What are some of the greatest accomplishments of the Engineering team?
Introducing key products to the wood construction market such as the screw-style HDU holdown and the Strong-Wall® prefabricated shearwall, which both helped to improve residential construction after landmark earthquakes caused changes in the building codes.
Opening the Tye Gilb Lab in 2003, which enabled us to perform full-scale testing. We’re undertaking a major upgrade this year to enable us to conduct larger-scale tests for multifamily, commercial and infrastructure projects involving concrete, structural steel and mass timber.
Participating in the world’s largest shake table test in Japan for three months in 2009. It so happens that we’re also going take part in the world’s tallest shake table test at UC San Diego later this year involving a 10-story mass timber building.
What do you wish you knew about engineering before graduating?

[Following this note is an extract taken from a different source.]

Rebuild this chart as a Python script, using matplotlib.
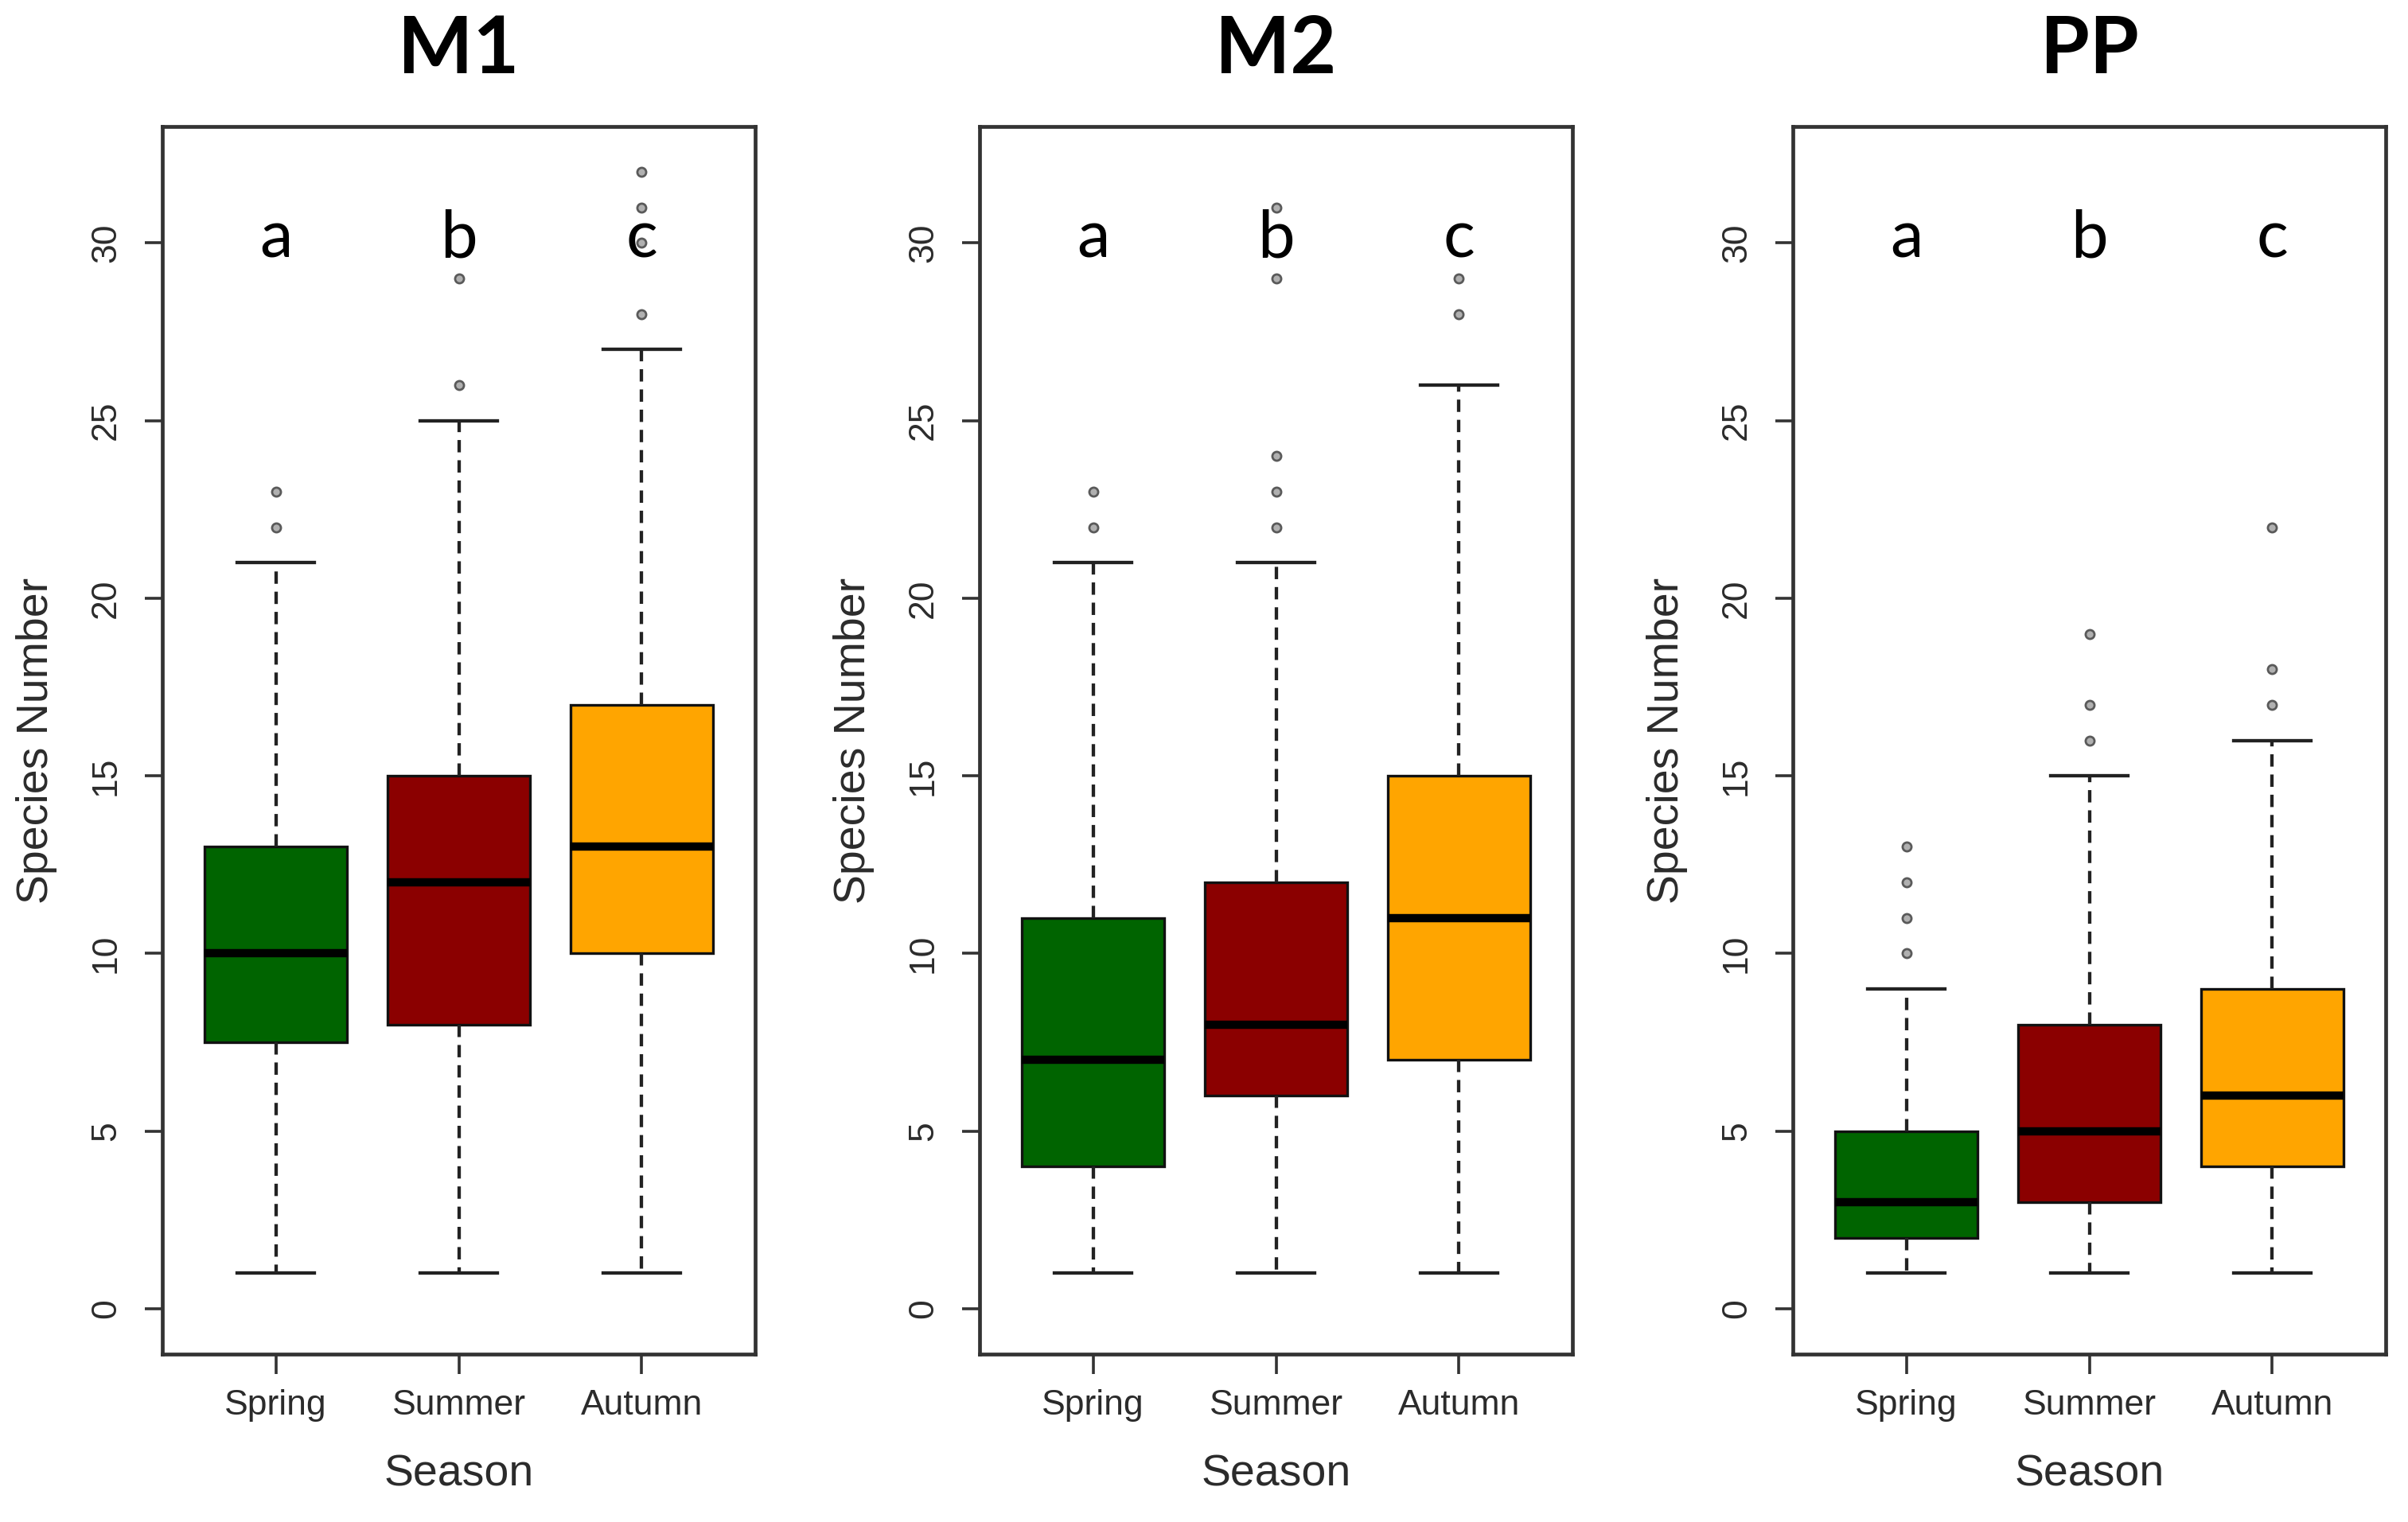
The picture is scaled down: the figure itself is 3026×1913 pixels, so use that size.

I wish I had known how many possibilities would be open to me as someone with an engineering degree. At the time, it seemed that becoming a design engineer was the one path that made sense, but since then I have learned that the fundamental skills that engineering teaches you, like analytical problem-solving and collaborative teamwork, can take you down many different paths and that being able to apply an engineering mindset to any sort of project or process is a real advantage. Engineering gives you a solid foundation to tackle any challenge and explore a a wide variety of career or life trajectories that you may not have thought of.
What would you tell a student who’s on the fence about going to school for engineering?
I would ask that young person what drives and motivates them and what kind of impact they hope to have through their work. If they like to be creative and bring ideas to life, then engineering is a great path to take.
Any final words to our engineers?
The wonderful thing about the engineers at Simpson is that they are so multi-talented — they’re not only great technical thinkers but also bring personal empathy and insight to solving problems for our customers through, and are alsoable to communicate their ideas with passion and clarity.